**Work instructions:** Below is a listing to transcribe in full and exactly; keep the pictures out.
Begin Available data
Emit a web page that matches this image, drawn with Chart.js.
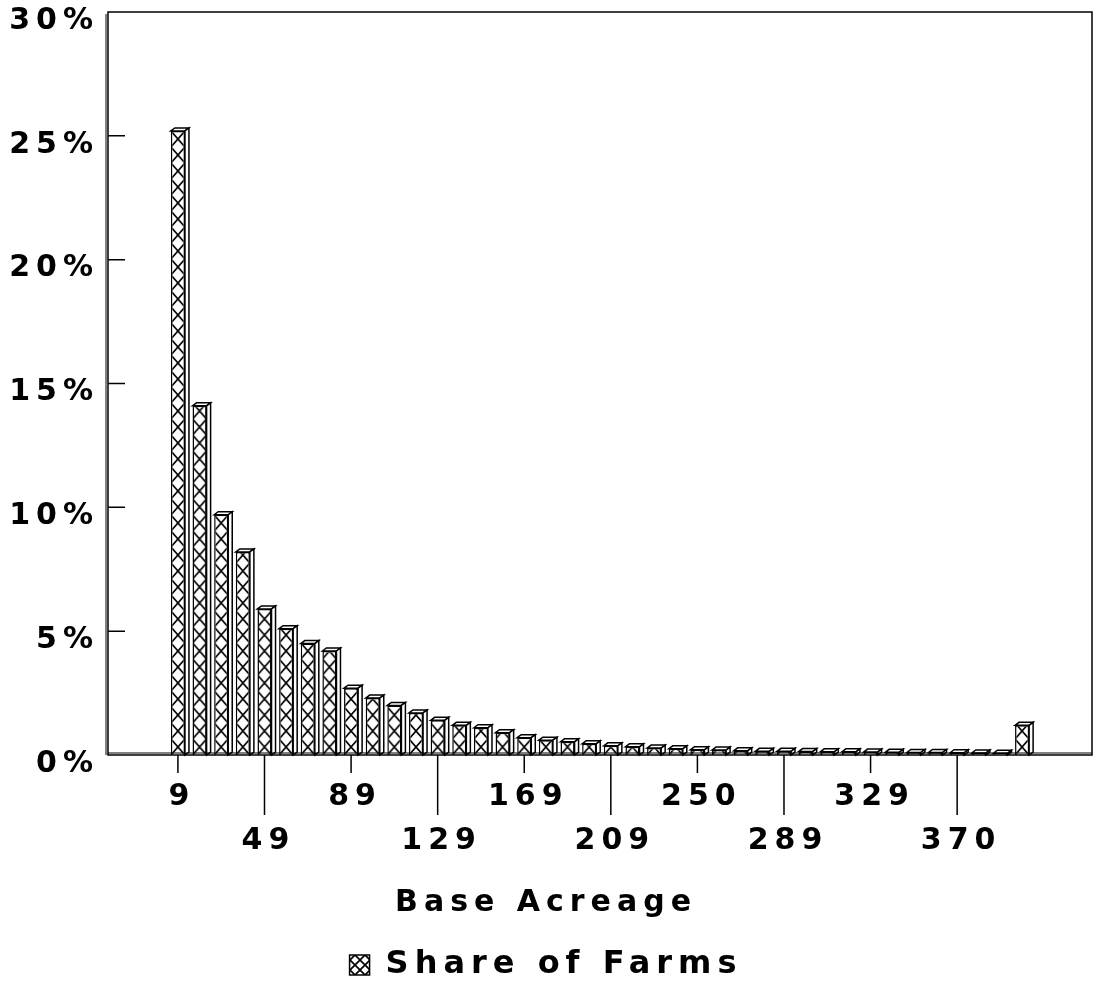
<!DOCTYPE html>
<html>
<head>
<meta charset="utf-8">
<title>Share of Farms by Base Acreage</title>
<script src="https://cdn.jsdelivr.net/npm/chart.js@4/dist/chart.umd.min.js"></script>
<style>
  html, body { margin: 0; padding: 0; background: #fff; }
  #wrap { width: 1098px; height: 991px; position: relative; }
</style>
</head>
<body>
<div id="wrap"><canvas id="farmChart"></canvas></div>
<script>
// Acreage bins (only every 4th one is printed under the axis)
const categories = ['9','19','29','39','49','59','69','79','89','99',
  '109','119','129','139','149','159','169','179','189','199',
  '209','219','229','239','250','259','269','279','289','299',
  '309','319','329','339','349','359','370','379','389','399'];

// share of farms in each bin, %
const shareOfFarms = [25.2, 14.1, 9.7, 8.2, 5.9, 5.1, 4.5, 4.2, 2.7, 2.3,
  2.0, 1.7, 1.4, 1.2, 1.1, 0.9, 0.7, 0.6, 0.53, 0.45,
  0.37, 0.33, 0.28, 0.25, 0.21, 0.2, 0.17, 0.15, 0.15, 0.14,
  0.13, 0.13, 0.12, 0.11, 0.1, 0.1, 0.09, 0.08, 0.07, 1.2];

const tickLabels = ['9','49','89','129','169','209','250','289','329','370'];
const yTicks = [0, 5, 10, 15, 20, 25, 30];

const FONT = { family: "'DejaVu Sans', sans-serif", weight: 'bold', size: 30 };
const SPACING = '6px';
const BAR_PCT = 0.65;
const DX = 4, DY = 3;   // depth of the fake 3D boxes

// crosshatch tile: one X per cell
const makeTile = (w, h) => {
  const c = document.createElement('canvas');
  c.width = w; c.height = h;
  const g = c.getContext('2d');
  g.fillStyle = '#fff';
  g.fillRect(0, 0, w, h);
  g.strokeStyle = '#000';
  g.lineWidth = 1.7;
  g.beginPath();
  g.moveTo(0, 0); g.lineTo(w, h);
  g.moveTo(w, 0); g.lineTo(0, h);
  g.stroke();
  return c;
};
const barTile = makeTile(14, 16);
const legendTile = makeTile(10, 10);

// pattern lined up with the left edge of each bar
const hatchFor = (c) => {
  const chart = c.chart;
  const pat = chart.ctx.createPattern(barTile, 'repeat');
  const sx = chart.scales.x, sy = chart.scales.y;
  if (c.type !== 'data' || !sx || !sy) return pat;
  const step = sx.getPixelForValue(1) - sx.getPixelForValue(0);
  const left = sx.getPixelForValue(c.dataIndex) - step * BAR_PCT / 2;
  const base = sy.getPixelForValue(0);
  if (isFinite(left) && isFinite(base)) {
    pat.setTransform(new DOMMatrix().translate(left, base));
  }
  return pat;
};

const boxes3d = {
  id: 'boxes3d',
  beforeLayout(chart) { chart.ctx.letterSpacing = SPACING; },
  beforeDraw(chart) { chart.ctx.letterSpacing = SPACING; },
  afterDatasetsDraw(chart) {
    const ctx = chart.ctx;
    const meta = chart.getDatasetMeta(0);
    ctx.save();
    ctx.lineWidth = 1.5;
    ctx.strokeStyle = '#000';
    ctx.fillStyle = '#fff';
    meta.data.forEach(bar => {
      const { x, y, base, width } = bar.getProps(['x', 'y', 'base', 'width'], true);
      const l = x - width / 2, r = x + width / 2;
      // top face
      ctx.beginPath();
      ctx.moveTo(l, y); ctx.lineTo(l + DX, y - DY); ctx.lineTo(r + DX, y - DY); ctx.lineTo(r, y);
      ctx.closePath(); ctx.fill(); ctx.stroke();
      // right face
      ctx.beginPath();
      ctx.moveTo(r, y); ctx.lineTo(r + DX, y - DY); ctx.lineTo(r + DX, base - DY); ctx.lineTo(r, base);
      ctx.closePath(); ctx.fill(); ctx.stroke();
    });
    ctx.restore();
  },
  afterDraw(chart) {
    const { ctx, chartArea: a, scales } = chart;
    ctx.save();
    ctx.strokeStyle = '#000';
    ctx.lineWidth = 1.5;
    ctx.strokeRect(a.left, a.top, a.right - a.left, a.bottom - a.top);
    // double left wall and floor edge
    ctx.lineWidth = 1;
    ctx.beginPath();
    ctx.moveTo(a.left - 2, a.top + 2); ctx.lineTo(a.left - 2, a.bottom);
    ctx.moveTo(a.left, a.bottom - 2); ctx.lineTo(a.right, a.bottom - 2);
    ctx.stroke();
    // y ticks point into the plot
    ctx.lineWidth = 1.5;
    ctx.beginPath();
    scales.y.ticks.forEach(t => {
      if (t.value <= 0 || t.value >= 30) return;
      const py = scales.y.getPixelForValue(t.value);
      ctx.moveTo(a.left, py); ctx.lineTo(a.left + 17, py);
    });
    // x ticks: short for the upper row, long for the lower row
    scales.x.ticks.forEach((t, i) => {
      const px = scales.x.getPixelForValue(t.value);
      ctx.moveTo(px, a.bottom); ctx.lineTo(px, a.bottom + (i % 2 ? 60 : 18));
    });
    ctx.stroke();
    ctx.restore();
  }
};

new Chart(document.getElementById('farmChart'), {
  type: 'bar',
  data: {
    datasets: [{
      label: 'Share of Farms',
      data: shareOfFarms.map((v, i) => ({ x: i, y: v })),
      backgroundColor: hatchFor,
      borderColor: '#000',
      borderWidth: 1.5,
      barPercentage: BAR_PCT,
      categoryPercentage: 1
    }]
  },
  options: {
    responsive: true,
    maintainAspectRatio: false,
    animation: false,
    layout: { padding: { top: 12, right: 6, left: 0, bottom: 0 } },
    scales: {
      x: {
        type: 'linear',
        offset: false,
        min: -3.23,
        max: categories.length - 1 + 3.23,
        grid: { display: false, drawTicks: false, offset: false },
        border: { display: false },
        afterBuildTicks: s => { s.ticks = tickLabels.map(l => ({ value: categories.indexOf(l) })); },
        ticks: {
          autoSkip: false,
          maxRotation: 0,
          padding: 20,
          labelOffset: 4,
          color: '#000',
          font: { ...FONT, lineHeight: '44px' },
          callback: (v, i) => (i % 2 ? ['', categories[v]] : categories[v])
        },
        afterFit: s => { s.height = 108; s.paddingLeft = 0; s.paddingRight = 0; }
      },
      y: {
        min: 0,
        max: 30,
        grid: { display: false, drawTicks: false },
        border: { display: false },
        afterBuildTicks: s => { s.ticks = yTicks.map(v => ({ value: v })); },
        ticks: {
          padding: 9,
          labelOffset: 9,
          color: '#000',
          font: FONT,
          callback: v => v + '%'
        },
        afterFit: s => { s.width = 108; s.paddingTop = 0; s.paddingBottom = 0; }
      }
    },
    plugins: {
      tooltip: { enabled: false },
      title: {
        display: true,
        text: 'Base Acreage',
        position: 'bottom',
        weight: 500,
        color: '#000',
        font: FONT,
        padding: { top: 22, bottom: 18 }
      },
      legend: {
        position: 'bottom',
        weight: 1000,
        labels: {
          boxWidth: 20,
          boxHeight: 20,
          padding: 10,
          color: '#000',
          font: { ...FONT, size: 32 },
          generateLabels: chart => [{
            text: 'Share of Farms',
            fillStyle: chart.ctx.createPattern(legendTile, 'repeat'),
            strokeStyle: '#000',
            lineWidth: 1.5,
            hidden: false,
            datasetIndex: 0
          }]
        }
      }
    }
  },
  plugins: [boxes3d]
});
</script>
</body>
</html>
End Available data
**Task answer:**
Emit a web page that matches this image, drawn with Chart.js.
<!DOCTYPE html>
<html>
<head>
<meta charset="utf-8">
<title>Share of Farms by Base Acreage</title>
<script src="https://cdn.jsdelivr.net/npm/chart.js@4/dist/chart.umd.min.js"></script>
<style>
  html, body { margin: 0; padding: 0; background: #fff; }
  #wrap { width: 1098px; height: 991px; position: relative; }
</style>
</head>
<body>
<div id="wrap"><canvas id="farmChart"></canvas></div>
<script>
// Acreage bins (only every 4th one is printed under the axis)
const categories = ['9','19','29','39','49','59','69','79','89','99',
  '109','119','129','139','149','159','169','179','189','199',
  '209','219','229','239','250','259','269','279','289','299',
  '309','319','329','339','349','359','370','379','389','399'];

// share of farms in each bin, %
const shareOfFarms = [25.2, 14.1, 9.7, 8.2, 5.9, 5.1, 4.5, 4.2, 2.7, 2.3,
  2.0, 1.7, 1.4, 1.2, 1.1, 0.9, 0.7, 0.6, 0.53, 0.45,
  0.37, 0.33, 0.28, 0.25, 0.21, 0.2, 0.17, 0.15, 0.15, 0.14,
  0.13, 0.13, 0.12, 0.11, 0.1, 0.1, 0.09, 0.08, 0.07, 1.2];

const tickLabels = ['9','49','89','129','169','209','250','289','329','370'];
const yTicks = [0, 5, 10, 15, 20, 25, 30];

const FONT = { family: "'DejaVu Sans', sans-serif", weight: 'bold', size: 30 };
const SPACING = '6px';
const BAR_PCT = 0.65;
const DX = 4, DY = 3;   // depth of the fake 3D boxes

// crosshatch tile: one X per cell
const makeTile = (w, h) => {
  const c = document.createElement('canvas');
  c.width = w; c.height = h;
  const g = c.getContext('2d');
  g.fillStyle = '#fff';
  g.fillRect(0, 0, w, h);
  g.strokeStyle = '#000';
  g.lineWidth = 1.7;
  g.beginPath();
  g.moveTo(0, 0); g.lineTo(w, h);
  g.moveTo(w, 0); g.lineTo(0, h);
  g.stroke();
  return c;
};
const barTile = makeTile(14, 16);
const legendTile = makeTile(10, 10);

// pattern lined up with the left edge of each bar
const hatchFor = (c) => {
  const chart = c.chart;
  const pat = chart.ctx.createPattern(barTile, 'repeat');
  const sx = chart.scales.x, sy = chart.scales.y;
  if (c.type !== 'data' || !sx || !sy) return pat;
  const step = sx.getPixelForValue(1) - sx.getPixelForValue(0);
  const left = sx.getPixelForValue(c.dataIndex) - step * BAR_PCT / 2;
  const base = sy.getPixelForValue(0);
  if (isFinite(left) && isFinite(base)) {
    pat.setTransform(new DOMMatrix().translate(left, base));
  }
  return pat;
};

const boxes3d = {
  id: 'boxes3d',
  beforeLayout(chart) { chart.ctx.letterSpacing = SPACING; },
  beforeDraw(chart) { chart.ctx.letterSpacing = SPACING; },
  afterDatasetsDraw(chart) {
    const ctx = chart.ctx;
    const meta = chart.getDatasetMeta(0);
    ctx.save();
    ctx.lineWidth = 1.5;
    ctx.strokeStyle = '#000';
    ctx.fillStyle = '#fff';
    meta.data.forEach(bar => {
      const { x, y, base, width } = bar.getProps(['x', 'y', 'base', 'width'], true);
      const l = x - width / 2, r = x + width / 2;
      // top face
      ctx.beginPath();
      ctx.moveTo(l, y); ctx.lineTo(l + DX, y - DY); ctx.lineTo(r + DX, y - DY); ctx.lineTo(r, y);
      ctx.closePath(); ctx.fill(); ctx.stroke();
      // right face
      ctx.beginPath();
      ctx.moveTo(r, y); ctx.lineTo(r + DX, y - DY); ctx.lineTo(r + DX, base - DY); ctx.lineTo(r, base);
      ctx.closePath(); ctx.fill(); ctx.stroke();
    });
    ctx.restore();
  },
  afterDraw(chart) {
    const { ctx, chartArea: a, scales } = chart;
    ctx.save();
    ctx.strokeStyle = '#000';
    ctx.lineWidth = 1.5;
    ctx.strokeRect(a.left, a.top, a.right - a.left, a.bottom - a.top);
    // double left wall and floor edge
    ctx.lineWidth = 1;
    ctx.beginPath();
    ctx.moveTo(a.left - 2, a.top + 2); ctx.lineTo(a.left - 2, a.bottom);
    ctx.moveTo(a.left, a.bottom - 2); ctx.lineTo(a.right, a.bottom - 2);
    ctx.stroke();
    // y ticks point into the plot
    ctx.lineWidth = 1.5;
    ctx.beginPath();
    scales.y.ticks.forEach(t => {
      if (t.value <= 0 || t.value >= 30) return;
      const py = scales.y.getPixelForValue(t.value);
      ctx.moveTo(a.left, py); ctx.lineTo(a.left + 17, py);
    });
    // x ticks: short for the upper row, long for the lower row
    scales.x.ticks.forEach((t, i) => {
      const px = scales.x.getPixelForValue(t.value);
      ctx.moveTo(px, a.bottom); ctx.lineTo(px, a.bottom + (i % 2 ? 60 : 18));
    });
    ctx.stroke();
    ctx.restore();
  }
};

new Chart(document.getElementById('farmChart'), {
  type: 'bar',
  data: {
    datasets: [{
      label: 'Share of Farms',
      data: shareOfFarms.map((v, i) => ({ x: i, y: v })),
      backgroundColor: hatchFor,
      borderColor: '#000',
      borderWidth: 1.5,
      barPercentage: BAR_PCT,
      categoryPercentage: 1
    }]
  },
  options: {
    responsive: true,
    maintainAspectRatio: false,
    animation: false,
    layout: { padding: { top: 12, right: 6, left: 0, bottom: 0 } },
    scales: {
      x: {
        type: 'linear',
        offset: false,
        min: -3.23,
        max: categories.length - 1 + 3.23,
        grid: { display: false, drawTicks: false, offset: false },
        border: { display: false },
        afterBuildTicks: s => { s.ticks = tickLabels.map(l => ({ value: categories.indexOf(l) })); },
        ticks: {
          autoSkip: false,
          maxRotation: 0,
          padding: 20,
          labelOffset: 4,
          color: '#000',
          font: { ...FONT, lineHeight: '44px' },
          callback: (v, i) => (i % 2 ? ['', categories[v]] : categories[v])
        },
        afterFit: s => { s.height = 108; s.paddingLeft = 0; s.paddingRight = 0; }
      },
      y: {
        min: 0,
        max: 30,
        grid: { display: false, drawTicks: false },
        border: { display: false },
        afterBuildTicks: s => { s.ticks = yTicks.map(v => ({ value: v })); },
        ticks: {
          padding: 9,
          labelOffset: 9,
          color: '#000',
          font: FONT,
          callback: v => v + '%'
        },
        afterFit: s => { s.width = 108; s.paddingTop = 0; s.paddingBottom = 0; }
      }
    },
    plugins: {
      tooltip: { enabled: false },
      title: {
        display: true,
        text: 'Base Acreage',
        position: 'bottom',
        weight: 500,
        color: '#000',
        font: FONT,
        padding: { top: 22, bottom: 18 }
      },
      legend: {
        position: 'bottom',
        weight: 1000,
        labels: {
          boxWidth: 20,
          boxHeight: 20,
          padding: 10,
          color: '#000',
          font: { ...FONT, size: 32 },
          generateLabels: chart => [{
            text: 'Share of Farms',
            fillStyle: chart.ctx.createPattern(legendTile, 'repeat'),
            strokeStyle: '#000',
            lineWidth: 1.5,
            hidden: false,
            datasetIndex: 0
          }]
        }
      }
    }
  },
  plugins: [boxes3d]
});
</script>
</body>
</html>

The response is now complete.